Dry skin is one of our biggest beauty foes. It can be caused by the weather, harsh skincare products, excessive UVA/UVB exposure, and unhealthy lifestyle habits, like smoking. Dry skin can make you break out and look dull, and even cause itchiness. Thankfully though, there are so many skincare products and ingredients that can help you maintain a healthy (and moisturized!) skin barrier, like hyaluronic acid.
Hyaluronic acid is a popular ingredient you’ve probably noticed pop up in a ton of moisturizing skincare products, like face creams and serums. It’s an ingredient naturally found in our skin, and it’s known for its ability to hold up to 1000 times its weight in water, which then helps with moisture retention. Studies show that hyaluronic acid helps fight signs of aging by plumping fine lines, helps small wounds heal faster, and works to give skin a healthy glow. To better understand what hyaluronic is and how it works on our skin, we tapped a top-notch dermatologist and a celebrity-loved facialist to answer our most pressing questions.
What does hyaluronic acid do to your skin?
Basically, it helps replenish the skin of its moisture levels and gives it a boost of hydration. “I refer to hyaluronic acid as a big drink of water for the skin,” says celebrity facialist Candace Marino. “Its lightweight formula is instantly absorbed by the skin to quench parched, dull complexions—your skin literally drinks it up.”
Does hyaluronic acid really work?
Yes! Shari Sperling, D.O., a board-certified dermatologist, says that it takes a few weeks to see real results, which is how long skin takes to start responding to an ingredient due to the life cycle of skin cells.
What is hyaluronic acid made of?
“It can be animal-derived, plant-derived, or synthesized in a lab by fermenting bacteria,” explains Marino. “When it’s animal-derived, it usually comes from the connective tissues and joints of cows. Plant-derived hyaluronic acid comes from wheat or botanical sources.”
Who will best benefit from hyaluronic acid?
All skin types can benefit from it. The amount of hyaluronic acid we naturally produce in our bodies declines with age, so if you start to notice fine lines and wish to tackle them, that could be a good indicator of when to start incorporating it more into a regular skincare routine—especially since it works well with retinol.
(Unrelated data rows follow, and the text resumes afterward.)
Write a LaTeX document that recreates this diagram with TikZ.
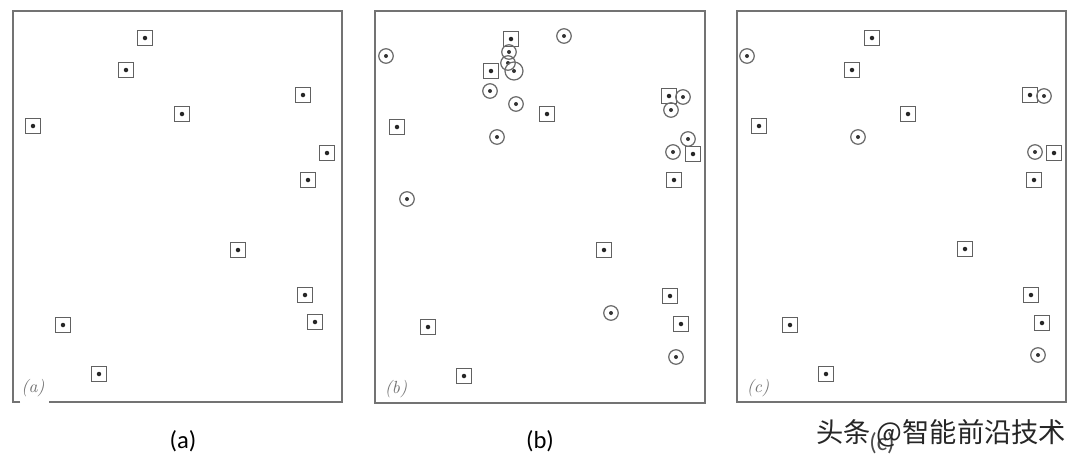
\documentclass[tikz,border=0pt]{standalone}
\usepackage{fontspec}
\setmainfont{Carlito}
\newfontfamily\cjk{Noto Sans CJK SC}
\newfontfamily\lmserif{Latin Modern Roman}
\begin{document}
\begin{tikzpicture}[x=0.02cm,y=-0.02cm,
  frame/.style={draw=black!55,line width=1pt},
  sq/.style={draw=black!62,line width=0.8pt,minimum size=0.3cm,inner sep=0pt,
    path picture={\fill[black!85] (path picture bounding box.center) circle (0.045cm);}},
  cir/.style={circle,draw=black!58,line width=0.7pt,minimum size=0.29cm,inner sep=0pt,
    path picture={\fill[black!80] (path picture bounding box.center) circle (0.04cm);}},
  plab/.style={text=black!55,font=\lmserif\itshape\fontsize{10}{11}\selectfont,inner sep=0pt},
  captxt/.style={font=\fontsize{14}{15}\selectfont,inner sep=0pt},
]
\useasboundingbox (0,0) rectangle (1080,461);
\fill[white] (0,0) rectangle (1080,461);
% ---------- panel (a)
\coordinate (aTL) at (13,11);
\coordinate (aTR) at (342,11);
\coordinate (aBR) at (342,402);
\coordinate (aBL) at (13,402);
\coordinate (aG1) at (20,402);
\coordinate (aG2) at (49,402);
\draw[frame] (aG1) -- (aBL) -- (aTL) -- (aTR) -- (aBR) -- (aG2);
\foreach \x/\y [count=\i] in {145/38,126/70,303/95,182/114,33/126,327/153,308/180,238/250,305/295,315/322,63/325,99/374}
  \node[sq] (a\i) at (\x,\y) {};
\node[plab] (alab) at (33,388) {(a)};
\node[captxt] (acap) at (183,441) {(a)};
% ---------- panel (b)
\draw[frame] (375,11) rectangle (705,403);
\foreach \x/\y [count=\i] in {511/39,491/71,669/96,547/114,397/127,693/154,674/180,604/250,670/296,681/324,428/327,464/376}
  \node[sq] (b\i) at (\x,\y) {};
\foreach \x/\y [count=\i] in {386/56,564/36,509/52,508/63,490/91,516/104,683/97,671/110,497/137,688/139,673/152,407/199,611/313,676/357}
  \node[cir] (bc\i) at (\x,\y) {};
\node[cir,minimum size=0.36cm] (bc15) at (514,71) {};
\node[plab] (blab) at (396,389) {(b)};
\node[captxt] (bcap) at (540,441) {(b)};
% ---------- panel (c)
\draw[frame] (737,11) rectangle (1066,402);
\foreach \x/\y [count=\i] in {872/38,852/70,1030/95,908/114,759/126,1054/153,1034/180,965/249,1031/295,1042/323,790/325,826/374}
  \node[sq] (c\i) at (\x,\y) {};
\foreach \x/\y [count=\i] in {747/56,1044/96,858/137,1035/152,1038/355}
  \node[cir] (cc\i) at (\x,\y) {};
\node[plab] (clab) at (758,388) {(c)};
\node[captxt,text=black!70] (ccap) at (882,443) {(c)};
\node[font=\cjk\fontsize{15.5}{16}\selectfont,anchor=west,inner sep=0pt,text=black!85] (wm) at (816,433) {头条 @智能前沿技术};
\end{tikzpicture}
\end{document}
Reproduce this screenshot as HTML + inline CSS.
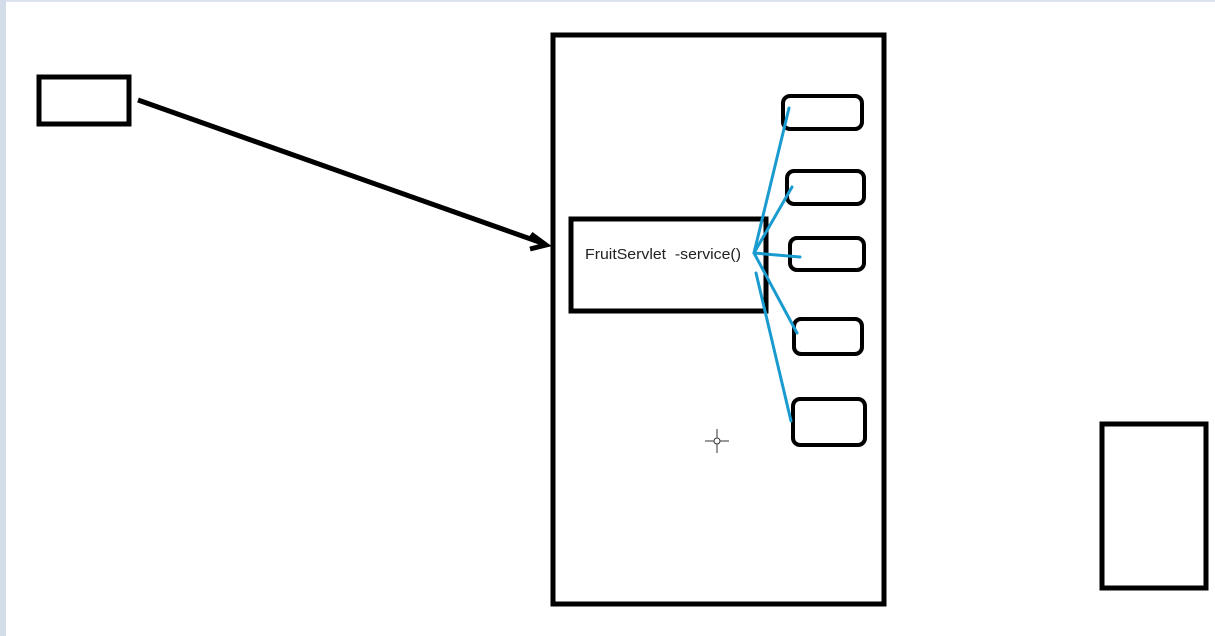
<!DOCTYPE html>
<html><head><style>
html,body{margin:0;padding:0;width:1215px;height:636px;overflow:hidden;background:#fff}
</style></head><body>
<svg width="1215" height="636" xmlns="http://www.w3.org/2000/svg">
<rect x="0" y="0" width="1215" height="2" fill="#dbe4ee"/>
<rect x="0" y="0" width="6" height="636" fill="#d3dde9"/>
<rect x="39" y="77" width="90" height="47" fill="none" stroke="#000" stroke-width="5"/>
<line x1="138" y1="100" x2="542" y2="243" stroke="#000" stroke-width="5"/>
<polyline points="531,234 546,245 530,249" fill="none" stroke="#000" stroke-width="5"/>
<rect x="553" y="35" width="331" height="569" fill="none" stroke="#000" stroke-width="5"/>
<rect x="571" y="219" width="195" height="92" fill="none" stroke="#000" stroke-width="5"/>
<text x="585" y="259" font-family="Liberation Sans, sans-serif" font-size="15" fill="#222" style="white-space:pre" textLength="156" lengthAdjust="spacingAndGlyphs">FruitServlet  -service()</text>
<g fill="none" stroke="#000" stroke-width="4">
<rect x="783" y="96" width="79" height="33" rx="7"/>
<rect x="787" y="171" width="77" height="33" rx="7"/>
<rect x="790" y="238" width="74" height="32" rx="7"/>
<rect x="794" y="319" width="68" height="35" rx="7"/>
<rect x="793" y="399" width="72" height="46" rx="7"/>
</g>
<g stroke="#1a9bd0" stroke-width="3" stroke-linecap="round">
<line x1="754" y1="253" x2="789" y2="108"/>
<line x1="754" y1="253" x2="792" y2="187"/>
<line x1="754" y1="253" x2="800" y2="257"/>
<line x1="754" y1="253" x2="797" y2="333"/>
<line x1="756" y1="273" x2="791" y2="421"/>
</g>
<g stroke="#333" stroke-width="1" fill="none">
<line x1="705" y1="441" x2="729" y2="441"/>
<line x1="717" y1="429" x2="717" y2="453"/>
<circle cx="717" cy="441" r="3" fill="#fff"/>
</g>
<rect x="1102" y="424" width="104" height="164" fill="none" stroke="#000" stroke-width="5"/>
</svg>
</body></html>
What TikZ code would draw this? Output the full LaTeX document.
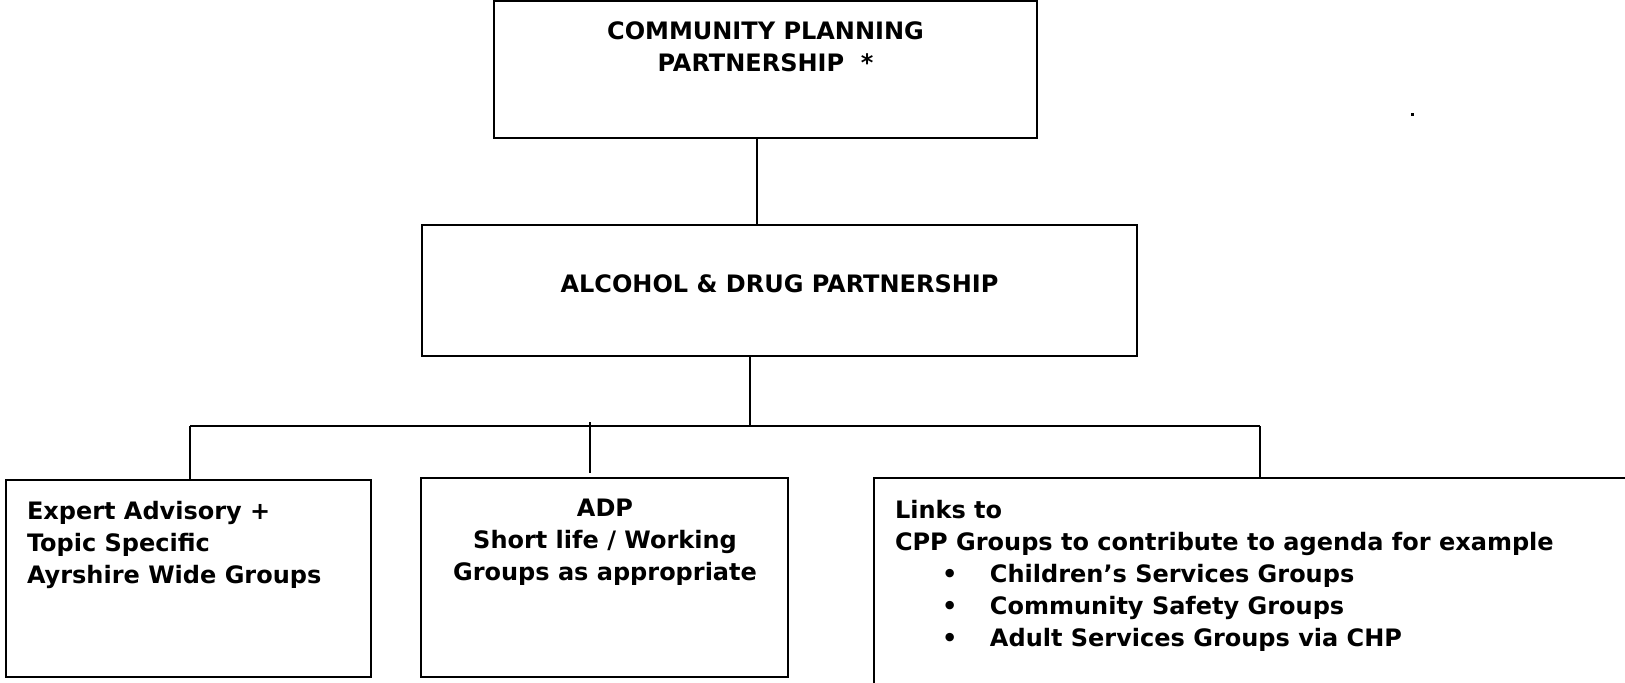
\documentclass[tikz,border=0pt]{standalone}
\usepackage{fontspec}
\setmainfont{DejaVu Sans}
\usetikzlibrary{positioning}

\begin{document}
\begin{tikzpicture}[
        x=0.5pt, y=-0.5pt,
        line width=1pt,
        every node/.style={font=\fontsize{12pt}{16pt}\selectfont\bfseries, inner sep=0pt},
        box/.style={draw, line width=1pt, inner sep=0pt},
        txt/.style={align=left},
    ]
        \useasboundingbox (0,0) rectangle (1625,682);
        \clip (0,0) rectangle (1625,682);

        % --- Boxes ---
        \node[box, minimum width=271.5pt, minimum height=68.5pt] (cpp)       at (765.5,69.5)  {};
        \node[box, minimum width=357.5pt, minimum height=65.5pt] (adp)       at (779.5,290.5) {};
        \node[box, minimum width=182.5pt, minimum height=98.5pt] (expert)    at (188.5,578.5) {};
        \node[box, minimum width=183.5pt, minimum height=99.5pt] (shortlife) at (604.5,577.5) {};
        \node[box, minimum width=413pt,   minimum height=141pt]  (links)     at (1287,619)    {};

        % --- Texts ---
        \node[align=center, anchor=north] (cpptext) at (765.5,21)
            {COMMUNITY PLANNING\\PARTNERSHIP\ \ *};
        \node (adptext) at (779.5,284) {ALCOHOL \& DRUG PARTNERSHIP};
        \node[txt, anchor=north west] (experttext) at (26,500)
            {Expert Advisory +\\Topic Specific\\Ayrshire Wide Groups};
        \node[align=center, anchor=north] (shortlifetext) at (605,498)
            {ADP\\Short life / Working\\Groups as appropriate};
        \node[txt, anchor=north west] (linkstext) at (894,499)
            {Links to\\
             CPP Groups to contribute to agenda for example\\
             \hspace*{23.5pt}\makebox[24pt][l]{\textbullet}Children’s Services Groups\\
             \hspace*{23.5pt}\makebox[24pt][l]{\textbullet}Community Safety Groups\\
             \hspace*{23.5pt}\makebox[24pt][l]{\textbullet}Adult Services Groups via CHP};

        % --- Lines ---
        \coordinate (bus)  at (750,426);
        \coordinate (busL) at (190,426);
        \coordinate (busR) at (1260,426);
        \coordinate (stub) at (590,422);
        \draw ([xshift=-4.25pt]cpp.south) -- ([xshift=-4.25pt]cpp.south |- adp.north);
        \draw (adp.south -| bus) -- (bus);
        \draw (busL) -- (busR);
        \draw (busL) -- (busL |- expert.north);
        \draw (busR) -- (busR |- links.north);
        \draw[shorten >=2pt] (stub) -- (stub |- shortlife.north);

        % stray dot
        \fill (1411,113) rectangle (1414,116);
    \end{tikzpicture}
\end{document}
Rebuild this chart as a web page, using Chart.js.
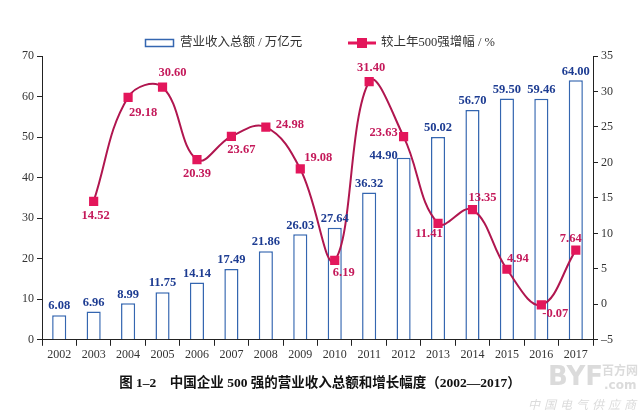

Marino also calls it a hero ingredient for those with oily or acne-prone skin: “When it comes to breakouts, generally people think to dry out their skin using harsh toners, drying masks and spot treatments, but the problem with this is that when stripped of its hydration and moisture levels, the skin will send a signal to the brain that it’s not protected and from there it will produce even more oil. Not only is hyaluronic acid important to address the hydration content of the skin, but it’s essential for holding on to moisture—it’s like a balancing act for the skin.”